WORK TO COMPLETE =>
Repeat the listing exactly as given, omitting every image.

PROVIDED DATA =>
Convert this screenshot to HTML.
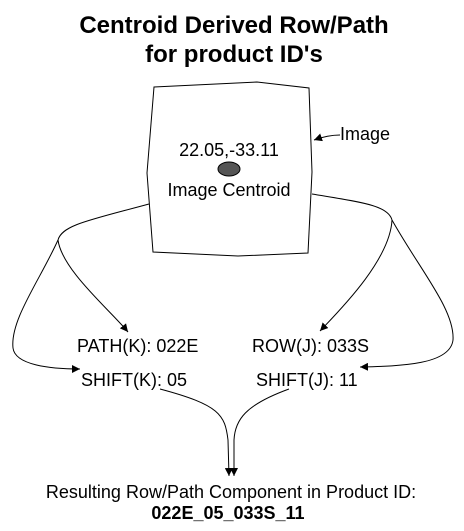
<!DOCTYPE html>
<html><head><meta charset="utf-8"><style>
html,body{margin:0;padding:0;background:#fff;}
svg{display:block;}
text{font-family:"Liberation Sans",Arial,sans-serif;fill:#000;}
</style></head><body>
<svg width="464" height="531" viewBox="0 0 464 531" xmlns="http://www.w3.org/2000/svg">
<defs>
<marker id="a" viewBox="0 0 10 10" refX="10" refY="5" markerWidth="8" markerHeight="8" orient="auto" markerUnits="userSpaceOnUse">
<path d="M0,0 L10,5 L0,10 z" fill="#000"/>
</marker>
</defs>
<text x="234" y="33" font-size="24" font-weight="bold" text-anchor="middle">Centroid Derived Row/Path</text>
<text x="234" y="62" font-size="24" font-weight="bold" text-anchor="middle">for product ID's</text>

<polygon points="154,87 257,82 309,88 312,172 308,253 238,256 153,252 147,173" fill="#fff" stroke="#000" stroke-width="1"/>
<text x="229" y="156" font-size="18" text-anchor="middle">22.05,-33.11</text>
<ellipse cx="229" cy="169" rx="11" ry="7" fill="#555" stroke="#000" stroke-width="1"/>
<text x="229" y="196" font-size="18" text-anchor="middle">Image Centroid</text>

<text x="340" y="140" font-size="18">Image</text>
<path d="M340,135 Q328,135 314,140" fill="none" stroke="#000" marker-end="url(#a)"/>

<path d="M149,204 C90,220 62,225 58,240" fill="none" stroke="#000"/>
<path d="M58,240 C62,270 110,310 128,332" fill="none" stroke="#000" marker-end="url(#a)"/>
<path d="M58,240 C40,280 10,320 13,348 C15,365 50,369 80,369" fill="none" stroke="#000" marker-end="url(#a)"/>

<path d="M312,194 C360,202 388,205 392,220" fill="none" stroke="#000"/>
<path d="M392,220 C390,260 340,310 320,331" fill="none" stroke="#000" marker-end="url(#a)"/>
<path d="M392,220 C420,270 455,310 453,340 C450,365 400,366 360,367" fill="none" stroke="#000" marker-end="url(#a)"/>

<text x="77" y="352" font-size="18">PATH(K): 022E</text>
<text x="252" y="352" font-size="18">ROW(J): 033S</text>
<text x="81" y="386" font-size="18">SHIFT(K): 05</text>
<text x="256" y="386" font-size="18">SHIFT(J): 11</text>

<path d="M160,389 C220,405 225,415 228,440 L229,476" fill="none" stroke="#000" marker-end="url(#a)"/>
<path d="M289,389 C245,405 235,420 234,440 L234,476" fill="none" stroke="#000" marker-end="url(#a)"/>

<text x="231" y="498" font-size="18" text-anchor="middle">Resulting Row/Path Component in Product ID:</text>
<text x="228" y="519" font-size="18" font-weight="bold" text-anchor="middle">022E_05_033S_11</text>
</svg>
</body></html>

FULL SOLUTION =>
Convert this screenshot to HTML.
<!DOCTYPE html>
<html><head><meta charset="utf-8"><style>
html,body{margin:0;padding:0;background:#fff;}
svg{display:block;}
text{font-family:"Liberation Sans",Arial,sans-serif;fill:#000;}
</style></head><body>
<svg width="464" height="531" viewBox="0 0 464 531" xmlns="http://www.w3.org/2000/svg">
<defs>
<marker id="a" viewBox="0 0 10 10" refX="10" refY="5" markerWidth="8" markerHeight="8" orient="auto" markerUnits="userSpaceOnUse">
<path d="M0,0 L10,5 L0,10 z" fill="#000"/>
</marker>
</defs>
<text x="234" y="33" font-size="24" font-weight="bold" text-anchor="middle">Centroid Derived Row/Path</text>
<text x="234" y="62" font-size="24" font-weight="bold" text-anchor="middle">for product ID's</text>

<polygon points="154,87 257,82 309,88 312,172 308,253 238,256 153,252 147,173" fill="#fff" stroke="#000" stroke-width="1"/>
<text x="229" y="156" font-size="18" text-anchor="middle">22.05,-33.11</text>
<ellipse cx="229" cy="169" rx="11" ry="7" fill="#555" stroke="#000" stroke-width="1"/>
<text x="229" y="196" font-size="18" text-anchor="middle">Image Centroid</text>

<text x="340" y="140" font-size="18">Image</text>
<path d="M340,135 Q328,135 314,140" fill="none" stroke="#000" marker-end="url(#a)"/>

<path d="M149,204 C90,220 62,225 58,240" fill="none" stroke="#000"/>
<path d="M58,240 C62,270 110,310 128,332" fill="none" stroke="#000" marker-end="url(#a)"/>
<path d="M58,240 C40,280 10,320 13,348 C15,365 50,369 80,369" fill="none" stroke="#000" marker-end="url(#a)"/>

<path d="M312,194 C360,202 388,205 392,220" fill="none" stroke="#000"/>
<path d="M392,220 C390,260 340,310 320,331" fill="none" stroke="#000" marker-end="url(#a)"/>
<path d="M392,220 C420,270 455,310 453,340 C450,365 400,366 360,367" fill="none" stroke="#000" marker-end="url(#a)"/>

<text x="77" y="352" font-size="18">PATH(K): 022E</text>
<text x="252" y="352" font-size="18">ROW(J): 033S</text>
<text x="81" y="386" font-size="18">SHIFT(K): 05</text>
<text x="256" y="386" font-size="18">SHIFT(J): 11</text>

<path d="M160,389 C220,405 225,415 228,440 L229,476" fill="none" stroke="#000" marker-end="url(#a)"/>
<path d="M289,389 C245,405 235,420 234,440 L234,476" fill="none" stroke="#000" marker-end="url(#a)"/>

<text x="231" y="498" font-size="18" text-anchor="middle">Resulting Row/Path Component in Product ID:</text>
<text x="228" y="519" font-size="18" font-weight="bold" text-anchor="middle">022E_05_033S_11</text>
</svg>
</body></html>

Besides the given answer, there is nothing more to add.